Loznitsa e il delicato tessuto
tra presente, passato e futuro

Sergei Loznitsa incarna gli intrecci e le contraddizioni dell’Est Europa fin dalla biografia. È nato nel 1964 a Baranovitch, nella Bielorussia che a quel tempo faceva parte dell’Unione Sovietica, è cresciuto nella Kiev oggi sotto attacco e oggi vive fra Berlino e la Lituania. Considerato il più importante regista ucraino della sua generazione, è uno dei filmaker favoriti del circuito internazionale dei festival e non fa mistero delle sue idee. Lo conferma il vespaio innescato dalle sue recenti prese di posizioni sulla guerra e il rapporto fra politica e cultura. Il 28 febbraio il regista ha annunciato le sue dimissioni dall’European Film Academy per essersi limitata a esprimere una generica “solidarietà all’Ucraina” senza condannare apertamente l’invasione russa. Il giorno dopo, quando la stessa accademia ha comunicato l’esclusione dei film russi dai premi europei, ha rincarato la dose. “Molti amici e colleghi, filmaker russi, hanno preso posizione contro questa folle guerra… Sono vittime come noi di queste aggressione” ha detto, esortando a giudicare la gente in base alle azioni e non al passaporto. Per tutta risposta, il 19 marzo è stato espulso dall’Accademia ucraina di cinema. Loznitsa, recita la motivazione, “ha spesso sottolineato di considerarsi un cosmopolita, ‘un uomo del mondo’. Ma oggi, mentre l’Ucraina sta lottando per difendere la sua indipendenza, il concetto chiave della retorica di ciascun ucraino dev’essere la sua identità nazionale”. La replica non si è fatta attendere: “Sono stupefatto nel leggere della decisione dell’Accademia del cinema ucraino di espellermi in quanto cosmopolita … È solo a partire dalla tarda era stalinista, dall’avvio della campagna antisemita scatenata da Stalin fra il 1948 e il 1953, che il termine ha acquisito una connotazione negativa nella propaganda sovietica”.

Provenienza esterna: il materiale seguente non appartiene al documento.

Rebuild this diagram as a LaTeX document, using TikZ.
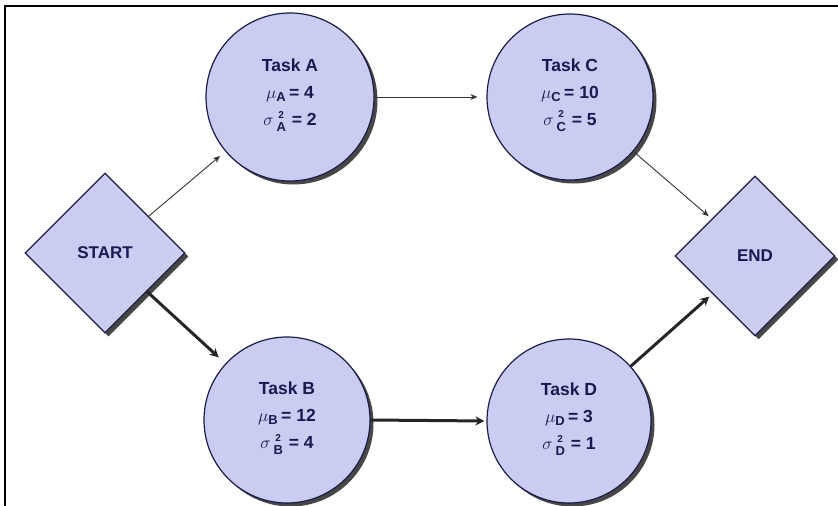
\documentclass[tikz,border=0pt]{standalone}
\usepackage{fontspec}
\setmainfont{Liberation Sans}
\usetikzlibrary{shapes.geometric,shadows,arrows.meta}
\definecolor{lav}{RGB}{202,204,242}
\definecolor{navy}{RGB}{24,26,80}
\definecolor{edgec}{RGB}{28,28,72}
\newcommand\tsb[1]{\mbox{\fontsize{13}{13}\selectfont\bfseries #1}}
\newcommand\stk[2]{{\fontsize{13}{12}\selectfont\begin{tabular}{@{}c@{}}{\fontsize{10}{10}\selectfont #1}\\[1pt]#2\end{tabular}}}
\begin{document}
\begin{tikzpicture}[x=1pt,y=-1pt,
  shade3/.style={drop shadow={shadow xshift=3.5pt, shadow yshift=-3.5pt, fill=black!72, opacity=1}},
  task/.style={circle, draw=edgec, line width=1.2pt, fill=lav, minimum size=#1, inner sep=0pt,
    align=center, text=navy, font=\fontsize{17.5}{27}\selectfont\bfseries, shade3},
  endpt/.style={diamond, aspect=1, draw=edgec, line width=1.2pt, fill=lav, minimum width=160pt,
    minimum height=160pt, inner sep=0pt, text=navy, font=\fontsize{17}{19}\selectfont\bfseries, shade3},
  thinarr/.style={draw=black!80, line width=0.9pt, -{Stealth[length=7pt,width=6pt]}},
  thickarr/.style={draw=black!85, line width=3pt, -{Stealth[length=9pt,width=9pt]}},
  frame/.style={draw=black, line width=1.5pt}
]
\useasboundingbox (0,0) rectangle (838,506);
\coordinate (f1) at (838,6);
\coordinate (f2) at (5,6);
\coordinate (f3) at (5,506);
\draw[frame] (f1) -- (f2) -- (f3);

\node[endpt] (start) at (105,253) {START};
\node[endpt] (end) at (755,256) {END};

\node[task=168pt] (A) at (290,97) {Task A\\$\mu_{\tsb{A}}$\,= 4\\$\sigma$\,\stk{2}{A}\,\,= 2};
\node[task=166pt] (C) at (570,97) {Task C\\$\mu_{\tsb{C}}$\,= 10\\$\sigma$\,\stk{2}{C}\,\,= 5};
\node[task=166pt] (B) at (287,420) {Task B\\$\mu_{\tsb{B}}$\,= 12\\$\sigma$\,\stk{2}{B}\,\,= 4};
\node[task=164pt] (D) at (569,421) {Task D\\$\mu_{\tsb{D}}$\,= 3\\$\sigma$\,\stk{2}{D}\,\,= 1};

\draw[thinarr, shorten >=7pt] (start) -- (A);
\draw[thickarr, shorten >=9pt] (start) -- (B);
\draw[thinarr, shorten >=9pt] (A) -- (C);
\draw[thickarr, shorten >=2pt] (B.east) -- (D.west);
\draw[thinarr, shorten >=4pt] (C) -- (end);
\draw[thickarr, shorten >=4pt] (D) -- (end);
\end{tikzpicture}
\end{document}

“Condannando il cosmopolitismo, i membri ucraini dell’accademia utilizzano esattamente il discorso inventato da Stalin” ha concluso Loznitsa, definendo “nazista” e “un dono alla propaganda del Cremlino” quest’enfasi sull’identità nazionale. Chi ha voluto la sua espulsione, ha spiegato poi, “ovviamente non vuole fare parte dell’Europa – perché l’idea dell’Europa è cosmopolita”. Quanto al boicottaggio dei film, “rispondere alla barbarie attaccando la cultura è un’altra barbarie”.
Autore di quattro film di fiction e 25 documentari, Loznitsa ha posto al centro del suo lavoro il delicato tessuto fra presente, passato e futuro. Se il documentario Maidan (2014) porta in scena i diversi aspetti della rivoluzione che fra il 2013 e il 2014 anima Piazza dell’Indipendenza a Kiev, altri lavori si soffermano sulle dimensioni della memoria: Austerlitz (2016) analizza il paradosso delle folle di turisti in visita nei campi di sterminio nazisti; The trial (2018) ricrea il processo che nel 1930 a Mosca condanna a morte un gruppo di economisti e ingegneri con la falsa accusa di aver tentato un colpo di stato; State Funeral (2019) ricostruisce invece i quattro giorni che precedono la morte di Stalin. Infine, Babi Yar. The context (2021) fornisce un quadro visuale dell’eccidio nazista. Il suo nuovo film, The Natural History of Destruction, basato sul libro omonimo di W.G. Sebald, analizza la percezione della distruzione di massa della popolazione tedesca.